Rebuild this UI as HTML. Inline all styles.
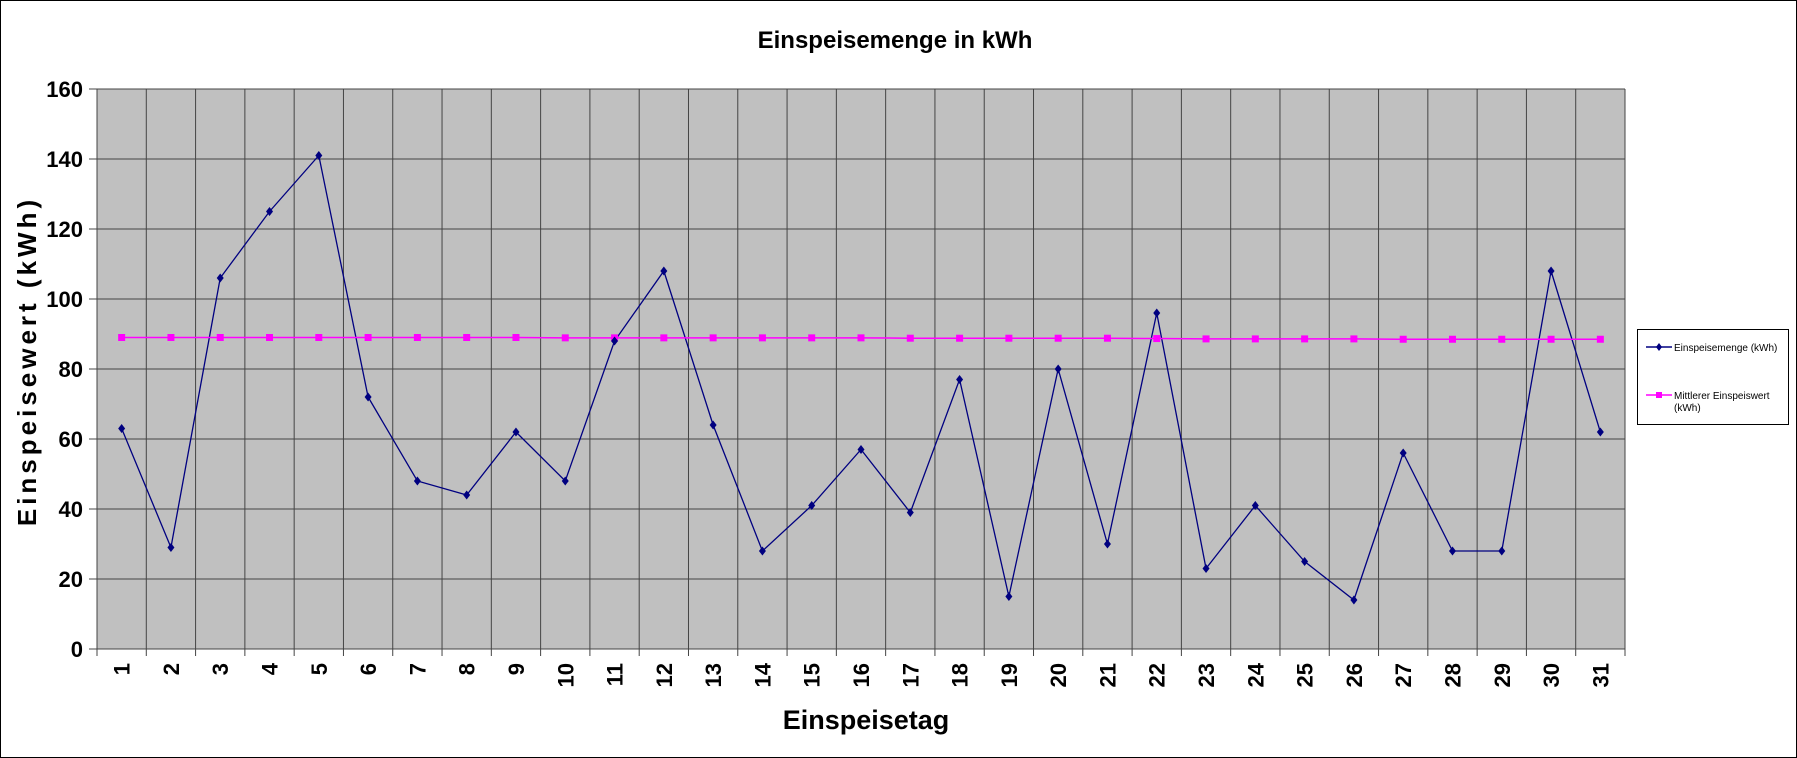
<!DOCTYPE html>
<html><head><meta charset="utf-8"><style>
html,body{margin:0;padding:0;background:#fff;}
svg{display:block;font-family:"Liberation Sans",Arial,sans-serif;}
</style></head><body>
<svg id="chart" width="1797" height="758" viewBox="0 0 1797 758">
<rect x="0.5" y="0.5" width="1796" height="757" fill="#fff" stroke="#000"/>
<text x="895" y="48" text-anchor="middle" font-size="24" font-weight="bold">Einspeisemenge in kWh</text>
<rect x="97" y="89" width="1528" height="560" fill="#c0c0c0"/>
<g id="grid"></g>
<g id="axes"></g>
<g id="series"></g>
<text transform="translate(36,361) rotate(-90)" text-anchor="middle" font-size="26" font-weight="bold" letter-spacing="4"><tspan x="0">Einspeisewert  (kWh)</tspan></text>
<text x="866" y="729" text-anchor="middle" font-size="27" font-weight="bold">Einspeisetag</text>
<g>
<rect x="1637.5" y="329.5" width="151" height="95" fill="#fff" stroke="#000"/>
<line x1="1646" y1="347" x2="1672" y2="347" stroke="#000080" stroke-width="1.5"/>
<path d="M1659 343 L1662 347 L1659 351 L1656 347Z" fill="#000080"/>
<text x="1674" y="351" font-size="10">Einspeisemenge (kWh)</text>
<line x1="1646" y1="395" x2="1672" y2="395" stroke="#ff00ff" stroke-width="1.5"/>
<rect x="1656" y="392" width="6" height="6" fill="#ff00ff"/>
<text x="1674" y="399" font-size="10">Mittlerer Einspeiswert</text>
<text x="1674" y="411" font-size="10">(kWh)</text>
</g>
</svg>
<script>
const days = [1,2,3,4,5,6,7,8,9,10,11,12,13,14,15,16,17,18,19,20,21,22,23,24,25,26,27,28,29,30,31];
const einspeisemenge = [63,29,106,125,141,72,48,44,62,48,88,108,64,28,41,57,39,77,15,80,30,96,23,41,25,14,56,28,28,108,62];
const mittlerer = [89,89,89,89,89,89,89,89,89,88.9,88.9,88.9,88.9,88.9,88.9,88.9,88.8,88.8,88.8,88.8,88.8,88.7,88.6,88.6,88.6,88.6,88.5,88.5,88.5,88.5,88.5];
const yTicks = [0,20,40,60,80,100,120,140,160];

const NS="http://www.w3.org/2000/svg";
const L=97,R=1625,T=89,B=649,YMAX=160;
const bw=(R-L)/days.length;
const xs=i=>L+bw*(i+0.5);
const ys=v=>B-(v/YMAX)*(B-T);
function mk(tag,attrs,parent){const e=document.createElementNS(NS,tag);for(const k in attrs)e.setAttribute(k,attrs[k]);document.getElementById(parent).appendChild(e);return e;}
yTicks.forEach(v=>{
  const g=mk('line',{x1:L,x2:R,y1:ys(v),y2:ys(v),stroke:'#444','stroke-width':1},'grid');
  
  
  mk('line',{x1:L-8,x2:L,y1:ys(v),y2:ys(v),stroke:'#444'},'axes');
  const t=mk('text',{x:L-14,y:ys(v)+8,'text-anchor':'end','font-size':22,'font-weight':'bold'},'axes');
  t.textContent=v;
  
  
});
for(let i=0;i<=days.length;i++){
  const x=L+bw*i;
  const g=mk('line',{x1:x,x2:x,y1:T,y2:B+7,stroke:'#444','stroke-width':1},'grid');
  
  
}
mk('line',{x1:L,x2:L,y1:T,y2:B,stroke:'#444'},'axes');
mk('line',{x1:L-8,x2:R,y1:B,y2:B,stroke:'#444'},'axes');
days.forEach((d,i)=>{
  const t=mk('text',{transform:`translate(${xs(i)+8},663) rotate(-90)`,'text-anchor':'end','font-size':22,'font-weight':'bold'},'axes');
  t.textContent=d;
  
  
});
const p1=mk('polyline',{points:einspeisemenge.map((v,i)=>xs(i)+','+ys(v)).join(' '),fill:'none',stroke:'#000080','stroke-width':1.3},'series');


const p2=mk('polyline',{points:mittlerer.map((v,i)=>xs(i)+','+ys(v)).join(' '),fill:'none',stroke:'#ff00ff','stroke-width':1.5},'series');


mittlerer.forEach((v,i)=>{
  const r=mk('rect',{x:xs(i)-3.5,y:ys(v)-3.5,width:7,height:7,fill:'#ff00ff'},'series');
  
  
});
einspeisemenge.forEach((v,i)=>{
  const x=xs(i),y=ys(v);
  const m=mk('path',{d:`M${x} ${y-4.5}L${x+3.5} ${y}L${x} ${y+4.5}L${x-3.5} ${y}Z`,fill:'#000080'},'series');
  
  
});
</script>
</body></html>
☆ ☆ ☆ ☆ ☆
[What is required]: Transcribe the listing in full. Omit the pictures and keep every line exact.

[Exercise solution]:
Rebuild this UI as HTML. Inline all styles.
<!DOCTYPE html>
<html><head><meta charset="utf-8"><style>
html,body{margin:0;padding:0;background:#fff;}
svg{display:block;font-family:"Liberation Sans",Arial,sans-serif;}
</style></head><body>
<svg id="chart" width="1797" height="758" viewBox="0 0 1797 758">
<rect x="0.5" y="0.5" width="1796" height="757" fill="#fff" stroke="#000"/>
<text x="895" y="48" text-anchor="middle" font-size="24" font-weight="bold">Einspeisemenge in kWh</text>
<rect x="97" y="89" width="1528" height="560" fill="#c0c0c0"/>
<g id="grid"></g>
<g id="axes"></g>
<g id="series"></g>
<text transform="translate(36,361) rotate(-90)" text-anchor="middle" font-size="26" font-weight="bold" letter-spacing="4"><tspan x="0">Einspeisewert  (kWh)</tspan></text>
<text x="866" y="729" text-anchor="middle" font-size="27" font-weight="bold">Einspeisetag</text>
<g>
<rect x="1637.5" y="329.5" width="151" height="95" fill="#fff" stroke="#000"/>
<line x1="1646" y1="347" x2="1672" y2="347" stroke="#000080" stroke-width="1.5"/>
<path d="M1659 343 L1662 347 L1659 351 L1656 347Z" fill="#000080"/>
<text x="1674" y="351" font-size="10">Einspeisemenge (kWh)</text>
<line x1="1646" y1="395" x2="1672" y2="395" stroke="#ff00ff" stroke-width="1.5"/>
<rect x="1656" y="392" width="6" height="6" fill="#ff00ff"/>
<text x="1674" y="399" font-size="10">Mittlerer Einspeiswert</text>
<text x="1674" y="411" font-size="10">(kWh)</text>
</g>
</svg>
<script>
const days = [1,2,3,4,5,6,7,8,9,10,11,12,13,14,15,16,17,18,19,20,21,22,23,24,25,26,27,28,29,30,31];
const einspeisemenge = [63,29,106,125,141,72,48,44,62,48,88,108,64,28,41,57,39,77,15,80,30,96,23,41,25,14,56,28,28,108,62];
const mittlerer = [89,89,89,89,89,89,89,89,89,88.9,88.9,88.9,88.9,88.9,88.9,88.9,88.8,88.8,88.8,88.8,88.8,88.7,88.6,88.6,88.6,88.6,88.5,88.5,88.5,88.5,88.5];
const yTicks = [0,20,40,60,80,100,120,140,160];

const NS="http://www.w3.org/2000/svg";
const L=97,R=1625,T=89,B=649,YMAX=160;
const bw=(R-L)/days.length;
const xs=i=>L+bw*(i+0.5);
const ys=v=>B-(v/YMAX)*(B-T);
function mk(tag,attrs,parent){const e=document.createElementNS(NS,tag);for(const k in attrs)e.setAttribute(k,attrs[k]);document.getElementById(parent).appendChild(e);return e;}
yTicks.forEach(v=>{
  const g=mk('line',{x1:L,x2:R,y1:ys(v),y2:ys(v),stroke:'#444','stroke-width':1},'grid');
  
  
  mk('line',{x1:L-8,x2:L,y1:ys(v),y2:ys(v),stroke:'#444'},'axes');
  const t=mk('text',{x:L-14,y:ys(v)+8,'text-anchor':'end','font-size':22,'font-weight':'bold'},'axes');
  t.textContent=v;
  
  
});
for(let i=0;i<=days.length;i++){
  const x=L+bw*i;
  const g=mk('line',{x1:x,x2:x,y1:T,y2:B+7,stroke:'#444','stroke-width':1},'grid');
  
  
}
mk('line',{x1:L,x2:L,y1:T,y2:B,stroke:'#444'},'axes');
mk('line',{x1:L-8,x2:R,y1:B,y2:B,stroke:'#444'},'axes');
days.forEach((d,i)=>{
  const t=mk('text',{transform:`translate(${xs(i)+8},663) rotate(-90)`,'text-anchor':'end','font-size':22,'font-weight':'bold'},'axes');
  t.textContent=d;
  
  
});
const p1=mk('polyline',{points:einspeisemenge.map((v,i)=>xs(i)+','+ys(v)).join(' '),fill:'none',stroke:'#000080','stroke-width':1.3},'series');


const p2=mk('polyline',{points:mittlerer.map((v,i)=>xs(i)+','+ys(v)).join(' '),fill:'none',stroke:'#ff00ff','stroke-width':1.5},'series');


mittlerer.forEach((v,i)=>{
  const r=mk('rect',{x:xs(i)-3.5,y:ys(v)-3.5,width:7,height:7,fill:'#ff00ff'},'series');
  
  
});
einspeisemenge.forEach((v,i)=>{
  const x=xs(i),y=ys(v);
  const m=mk('path',{d:`M${x} ${y-4.5}L${x+3.5} ${y}L${x} ${y+4.5}L${x-3.5} ${y}Z`,fill:'#000080'},'series');
  
  
});
</script>
</body></html>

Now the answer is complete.